Bien entendu, par endroits ('Devil Woman' en particulier), on regrettera l'absence du flow d'Eligh mais l'abondance de plages musicales contribue aussi indiscutablement au charme spécial de ce septième album solo qui sort du lot. Il suffit d'écouter l'enivrant 'Phil' pour s'en convaincre. Avec sa nappe frissonnante, ses congas discrets et sa guitare pleine de poésie, ce bref instrumental dont on sort la gorge serrée et l'œil humide dépasse en intensité tous les mots. Et quand le gitan sample le synthé lancinant du 'I'm Your Man' de Leonard Cohen, l'étrange 'Travelling Matt' sonne comme un rêve éveillé. Il se détache d'ailleurs de tout cet album (en dehors d'une ou deux plages sous tension) une mélancolie palpable, satinée, qui imbibe les décors lunaires mis sur pied par l'artificier en chef des Legends. Une mélancolie qui laisse pourtant la place à l'espoir, parce qu'Eligh sait trop bien que les utopies font vivre et que les rêves permettent de sortir du gouffre. Ce n'est pas pour rien si, à deux pas de la conclusion, 'New Eyes' a la fraîcheur des premières rosées, du premier rayon de soleil sur une terre dévastée.

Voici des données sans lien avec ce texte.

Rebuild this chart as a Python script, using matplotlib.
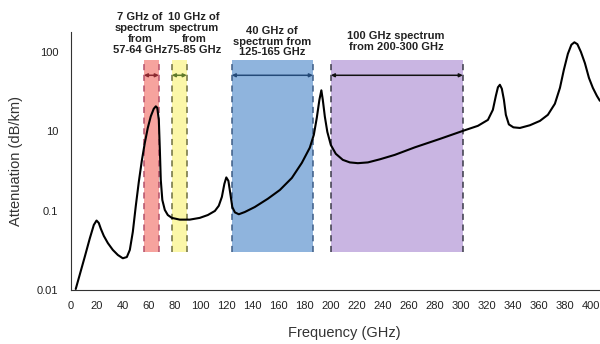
import numpy as np
import matplotlib
matplotlib.use("Agg")
import matplotlib.pyplot as plt

plt.rcParams['font.family'] = ['Liberation Sans', 'DejaVu Sans']

# attenuation curve (GHz, dB/km on the drawn scale)
freq = [3.8, 10.8, 14.6, 17.7, 19.8, 21.5, 23.1, 25.4, 28.5, 32.3,
        36.2, 40.0, 43.1, 45.4, 47.7, 50.0, 52.3, 54.6, 56.9, 59.2,
        61.5, 63.8, 65.4, 66.5, 67.7, 68.5, 69.2, 70.4, 72.3, 74.6,
        77.7, 83.8, 91.5, 99.2, 105.4, 110.8, 113.8, 116.2, 118.1, 119.6,
        121.2, 122.7, 124.2, 126.2, 129.2, 133.8, 141.5, 151.5, 160.8, 170.0,
        177.7, 183.8, 186.9, 189.2, 191.2, 192.7, 193.8, 195.4, 197.3, 200.0,
        203.8, 209.2, 214.6, 220.8, 228.5, 237.7, 249.2, 264.6, 283.8, 301.5,
        313.1, 320.8, 324.6, 326.9, 328.5, 330.0, 331.5, 333.1, 334.6, 336.9,
        340.4, 345.4, 353.1, 360.8, 366.9, 372.3, 376.2, 379.2, 382.3, 385.0,
        387.3, 389.6, 392.3, 395.4, 398.5, 401.5, 404.6, 406.9]
atten = [0.103, 0.264, 0.446, 0.66, 0.75, 0.70, 0.59, 0.48, 0.39, 0.32,
         0.276, 0.251, 0.26, 0.32, 0.54, 1.15, 2.3, 4.24, 7.1, 11.0,
         15.4, 19.2, 20.6, 19.7, 13.9, 5.8, 2.44, 1.36, 1.02, 0.88,
         0.81, 0.77, 0.77, 0.81, 0.88, 0.99, 1.15, 1.49, 2.17, 2.62,
         2.37, 1.63, 1.11, 0.95, 0.90, 0.96, 1.11, 1.41, 1.82, 2.58,
         4.0, 6.2, 9.0, 14.8, 24.9, 32.8, 24.9, 15.2, 9.8, 6.7,
         5.2, 4.36, 4.05, 3.96, 4.05, 4.43, 5.04, 6.27, 8.0, 10.1,
         11.7, 13.9, 18.6, 27.9, 35.8, 38.5, 34.3, 24.9, 16.1, 12.2,
         11.2, 11.0, 11.9, 13.5, 16.1, 22.2, 35.2, 59.4, 94.6, 123,
         132, 125, 100, 72.0, 47.0, 35.2, 27.9, 24.2]

# highlighted bands
band_lo = [56.2, 77.7, 123.8, 200]
band_hi = [67.7, 89.2, 186.2, 301.5]
band_fill = ['#f6a39e', '#fbf7a8', '#8fb4dd', '#c9b5e2']
band_edge = ['#b4506a', '#6f7040', '#3c5c86', '#3a3a48']
arrow_col = ['#8a2a30', '#5f7a2a', '#244a78', '#111111']
band_text = ['7 GHz of\nspectrum\nfrom\n57-64 GHz',
             '10 GHz of\nspectrum\nfrom\n75-85 GHz',
             '40 GHz of\nspectrum from\n125-165 GHz',
             '100 GHz spectrum\nfrom 200-300 GHz']
text_x = [53, 94.6, 154.6, 250]
text_y = [0.994, 0.994, 0.963, 0.963]

yticks = [0.1, 1, 10, 100]
ytick_labels = ['0.01', '0.1', '10', '100']
xticks = list(range(0, 401, 20))

fig = plt.figure(figsize=(6, 3.44), dpi=100)
ax = fig.add_axes([0.118, 0.157, 0.882, 0.75])

ybot, ytop = 0.30, 79.4
for i in range(4):
    ax.fill_between([band_lo[i], band_hi[i]], ybot, ytop, color=band_fill[i], lw=0, zorder=1)
    ax.vlines([band_lo[i], band_hi[i]], ybot, ytop, colors=band_edge[i],
              linestyles=(0, (4, 3)), lw=1.1, zorder=2)
    ax.annotate('', xy=(band_lo[i], 50.7), xytext=(band_hi[i], 50.7),
                arrowprops=dict(arrowstyle='<|-|>', color=arrow_col[i], lw=1.1,
                                mutation_scale=5, shrinkA=0, shrinkB=0), zorder=3)
    ax.text(text_x[i], text_y[i], band_text[i], transform=ax.get_xaxis_transform(),
            ha='center', va='center', fontsize=8, fontweight='bold', color='#222222',
            linespacing=1.1, clip_on=False)

ax.plot(freq, atten, color='black', lw=1.5, zorder=4,
        solid_joinstyle='round', solid_capstyle='round')

ax.set_yscale('log')
ax.set_ylim(0.1, 178)
ax.set_xlim(0, 407)
ax.set_yticks(yticks)
ax.set_yticklabels(ytick_labels)
ax.minorticks_off()
ax.set_xticks(xticks)
ax.tick_params(length=0, labelsize=8, pad=8, colors='#222222')
ax.tick_params(axis='y', pad=9)

for s in ['top', 'right']:
    ax.spines[s].set_visible(False)
ax.spines['left'].set_color('#333333')
ax.spines['bottom'].set_color('#333333')

ax.set_xlabel('Frequency (GHz)', fontsize=10.5, color='#333333', labelpad=12)
ax.xaxis.set_label_coords(0.516, -0.14)
ax.set_ylabel('Attenuation (dB/km)', fontsize=10.5, color='#333333', labelpad=10)

fig.savefig('out.png', dpi=100)
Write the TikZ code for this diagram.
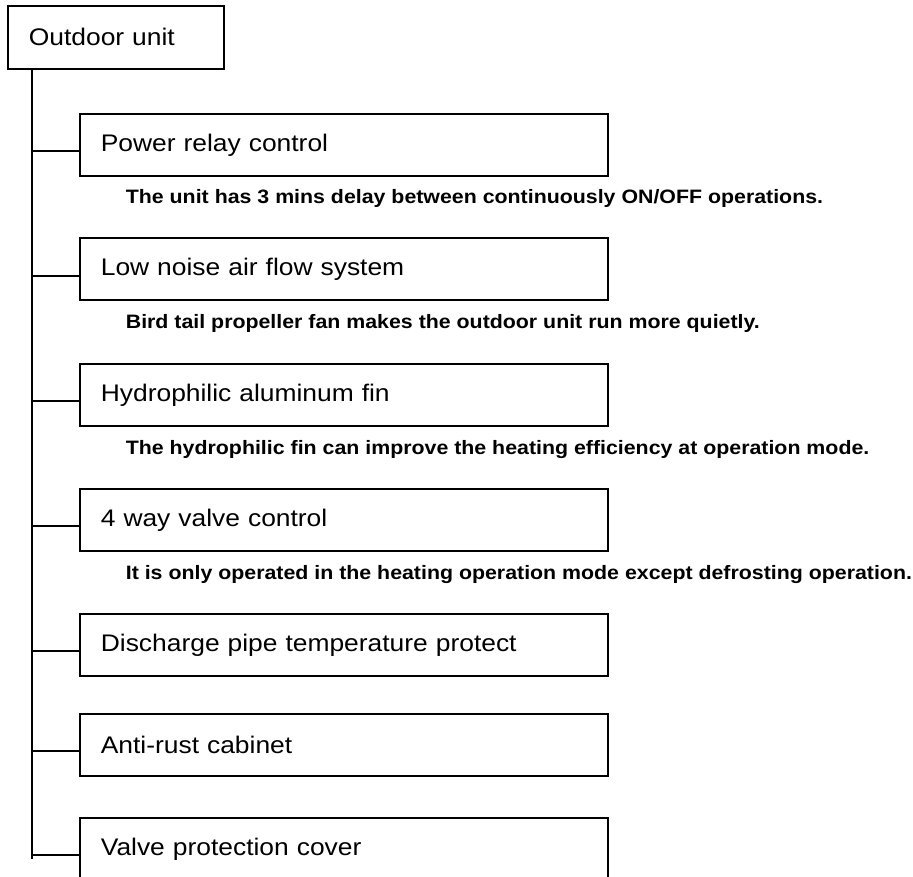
\documentclass[tikz,border=0pt]{standalone}
\usepackage{fontspec}
\setmainfont[FakeStretch=1.1]{Liberation Sans}

\begin{document}
\begin{tikzpicture}[x=1pt, y=-1pt, line width=1.7pt,
  unit/.style={draw, anchor=north west, minimum width=216pt, minimum height=63pt, text width=174pt, inner xsep=21pt, align=left, font=\fontsize{24}{28}\selectfont},
  item/.style={draw, anchor=north west, minimum width=528pt, minimum height=62pt, text width=486pt, inner xsep=21pt, align=left, font=\fontsize{24}{28}\selectfont},
  note/.style={anchor=base west, inner sep=0pt, font=\fontsize{19.4}{23}\selectfont\bfseries}]
	\path[use as bounding box] (0,0) rectangle (913,877);
	\clip (0,0) rectangle (913,877);
	% top box
	\node[unit] (ou) at (7,5) {Outdoor unit};
	% features
	\node[item] (pr) at (79,113) {Power relay control};
	\node[item] (ln) at (79,237) {Low noise air flow system};
	\node[item] (hf) at (79,363) {Hydrophilic aluminum fin};
	\node[item] (wv) at (79,488) {4 way valve control};
	\node[item] (dp) at (79,613) {Discharge pipe temperature protect};
	\node[item] (ar) at (79,713) {Anti-rust cabinet};
	\node[item] (vc) at (79,817) {Valve protection cover};
	% notes
	\node[note] (prn) at (125,204) {The unit has 3 mins delay between continuously ON/OFF operations.};
	\node[note] (lnn) at (125,329) {Bird tail propeller fan makes the outdoor unit run more quietly.};
	\node[note] (hfn) at (125,454) {The hydrophilic fin can improve the heating efficiency at operation mode.};
	\node[note] (wvn) at (125,579) {It is only operated in the heating operation mode except defrosting operation.};
	% trunk and branches
	\coordinate (j1) at (32,151);
	\coordinate (j2) at (32,276);
	\coordinate (j3) at (32,401);
	\coordinate (j4) at (32,526);
	\coordinate (j5) at (32,651);
	\coordinate (j6) at (32,751);
	\coordinate (j7) at (32,855);
	\coordinate (end) at (32,859);
	\draw (ou.south -| j1) -- (end);
	\draw (j1) -- (j1 -| pr.west);
	\draw (j2) -- (j2 -| ln.west);
	\draw (j3) -- (j3 -| hf.west);
	\draw (j4) -- (j4 -| wv.west);
	\draw (j5) -- (j5 -| dp.west);
	\draw (j6) -- (j6 -| ar.west);
	\draw (j7) -- (j7 -| vc.west);
\end{tikzpicture}
\end{document}
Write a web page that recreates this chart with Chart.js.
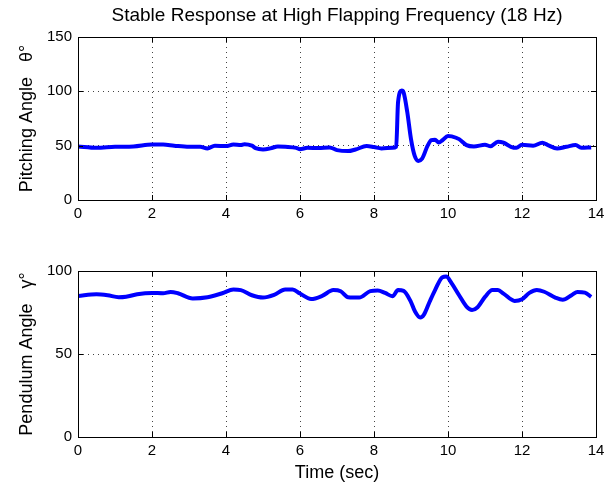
<!DOCTYPE html>
<html>
<head>
<meta charset="utf-8">
<script src="https://cdn.jsdelivr.net/npm/chart.js@4.4.1/dist/chart.umd.min.js"></script>
<style>
  body { margin: 0; background: #fff; }
  #wrap { position: relative; width: 616px; height: 484px; }
  canvas { position: absolute; left: 0; }
  #title {
    position: absolute; left: 78px; width: 518px; top: 4px;
    text-align: center; white-space: nowrap;
    font: 19px 'Liberation Sans', Arial, Helvetica, sans-serif; color: #000;
  }
</style>
</head>
<body>
<div id="wrap">
  <canvas id="pitchChart" width="616" height="228" style="top:0"></canvas>
  <canvas id="pendChart" width="616" height="244" style="top:240px"></canvas>
  <div id="title">Stable Response at High Flapping Frequency (18 Hz)</div>
</div>
<script>
// values
const pitchTime = [0, 0.5, 1, 1.5, 2, 2.3, 2.6, 3, 3.3, 3.5, 3.7, 4, 4.2, 4.4, 4.5, 4.7, 4.8, 5.0, 5.2, 5.4, 5.6, 5.9, 6.0, 6.2, 6.5, 6.8, 7.0, 7.3, 7.5, 7.8, 8.0, 8.2, 8.5, 8.6, 8.65, 8.75, 8.8, 8.9, 9.0, 9.1, 9.2, 9.3, 9.45, 9.55, 9.65, 9.75, 9.85, 10.0, 10.1, 10.3, 10.5, 10.7, 11.0, 11.15, 11.35, 11.5, 11.7, 11.85, 12.0, 12.3, 12.55, 12.7, 12.95, 13.2, 13.45, 13.6, 13.87];
const pitchAngle = [49.3, 48, 49, 49.3, 51, 51, 50, 49, 49, 47.4, 50, 49.6, 51, 50.5, 51.4, 50, 47.7, 46.5, 47.5, 49.3, 49, 48, 46.8, 48, 47.8, 48.4, 45.9, 45, 46.5, 49.6, 48.7, 47.5, 48, 49, 90, 100.7, 99, 80.7, 56, 40.6, 36, 38, 50, 55, 55.4, 53, 55, 59, 58.5, 56, 50.5, 49.3, 50.8, 49.5, 53.6, 52.7, 49, 48, 50.8, 50, 52.7, 50.5, 47.4, 49, 50.5, 48, 48.4];

const pendTime = [0, 0.5, 0.8, 1.1, 1.3, 1.6, 2.0, 2.3, 2.5, 2.7, 3.1, 3.5, 3.9, 4.2, 4.4, 4.7, 5.0, 5.3, 5.6, 5.8, 6.0, 6.3, 6.6, 6.9, 7.1, 7.3, 7.6, 7.9, 8.1, 8.3, 8.5, 8.65, 8.8, 9.0, 9.1, 9.25, 9.35, 9.5, 9.65, 9.85, 9.95, 10.1, 10.3, 10.5, 10.65, 10.8, 11.0, 11.2, 11.35, 11.5, 11.8, 12.0, 12.2, 12.4, 12.6, 12.9, 13.1, 13.35, 13.5, 13.7, 13.87];
const pendAngle = [85, 86, 85.4, 84.2, 84.5, 86, 86.8, 86.6, 87.4, 86.6, 83.5, 84.2, 86.6, 88.9, 88.5, 85.4, 84, 85.6, 88.9, 88.9, 86.4, 83.1, 85, 88.5, 87.8, 84.2, 84, 87.9, 88.3, 86.8, 84.8, 88.5, 88, 81.3, 76, 72, 73.7, 81.3, 88.5, 96.3, 96.7, 92.6, 85.4, 78.6, 76.5, 78.2, 84.4, 88.5, 88.5, 86.4, 82, 83, 86.8, 88.5, 87.5, 84, 82.7, 85.6, 87.4, 87, 84.4];

const xTicksStep = 2;
const pitchTicksStep = 50;
const pendTicksStep = 50;

const FONT = "'Liberation Sans', Arial, Helvetica, sans-serif";

// box round the plot area with inward ticks, matlab style
const frameTicks = {
  id: "frameTicks",
  afterDraw(chart) {
    const { ctx, chartArea: a, scales } = chart;
    ctx.save();
    ctx.strokeStyle = "#000";
    ctx.lineWidth = 1;
    ctx.strokeRect(a.left + 0.5, a.top + 0.5, a.right - a.left, a.bottom - a.top);
    ctx.beginPath();
    scales.x.ticks.forEach((t) => {
      const px = Math.round(scales.x.getPixelForValue(t.value)) + 0.5;
      ctx.moveTo(px, a.bottom); ctx.lineTo(px, a.bottom - 5);
      ctx.moveTo(px, a.top); ctx.lineTo(px, a.top + 5);
    });
    scales.y.ticks.forEach((t) => {
      const py = Math.round(scales.y.getPixelForValue(t.value)) + 0.5;
      ctx.moveTo(a.left, py); ctx.lineTo(a.left + 5, py);
      ctx.moveTo(a.right, py); ctx.lineTo(a.right - 5, py);
    });
    ctx.stroke();
    ctx.restore();
  },
};

function makeChart(id, times, values, yMax, yStep, yTitle, opts) {
  return new Chart(document.getElementById(id), {
    type: "line",
    data: {
      datasets: [{
        data: times.map((t, i) => ({ x: t, y: values[i] })),
        borderColor: "#0000ff",
        borderWidth: 4,
        pointRadius: 0,
        cubicInterpolationMode: "monotone",
        fill: false,
      }],
    },
    options: {
      responsive: false,
      animation: false,
      layout: { padding: { left: 0, right: 20, top: opts.padTop, bottom: 0 } },
      plugins: {
        legend: { display: false },
        tooltip: { enabled: false },
        title: { display: false },
      },
      scales: {
        x: {
          type: "linear",
          min: 0,
          max: 14,
          ticks: { stepSize: xTicksStep, color: "#000", font: { family: FONT, size: 15 }, padding: 5, maxRotation: 0 },
          grid: { color: "#444", lineWidth: 1, drawTicks: false },
          border: { display: false, dash: [1, 4] },
          title: opts.xTitle ? {
            display: true, text: opts.xTitle, color: "#000",
            font: { family: FONT, size: 18 }, padding: { top: 0, bottom: 0 },
          } : { display: false },
          afterFit: (s) => { s.height = opts.xHeight; },
        },
        y: {
          min: 0,
          max: yMax,
          ticks: { stepSize: yStep, color: "#000", font: { family: FONT, size: 15 }, padding: 6 },
          grid: { color: "#444", lineWidth: 1, drawTicks: false },
          border: { display: false, dash: [1, 4] },
          title: {
            display: true, text: yTitle, color: "#000",
            font: { family: FONT, size: 18 }, padding: { top: 16, bottom: 0 },
          },
          afterFit: (s) => { s.width = 78; },
        },
      },
    },
    plugins: [frameTicks],
  });
}

makeChart("pitchChart", pitchTime, pitchAngle, 150, pitchTicksStep, "Pitching Angle   \u03B8\u00B0",
  { padTop: 37, xHeight: 28 });
makeChart("pendChart", pendTime, pendAngle, 100, pendTicksStep, "Pendulum Angle   \u03B3\u00B0",
  { padTop: 31, xHeight: 47, xTitle: "Time (sec)" });
</script>
</body>
</html>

Sombre mais ensorcelant, "Enigma" devient de plus en plus poignant au fil des écoutes. Avare en rimes mais pas en émotion, Eligh signe là un de ses albums les plus accomplis et les plus intimes. D'ailleurs, à force d'hésiter entre "Gas Dream" et "Poltergeist", on pourrait bien décider que "Enigma" est son meilleur essai solo. En attendant la sortie très prochaine du "Grand Caravan To The Rim Of The World" qu'Eligh concocte depuis 3 ans avec Scarub et Murs, il est fortement recommandé de se pencher sur cette énigme fascinante.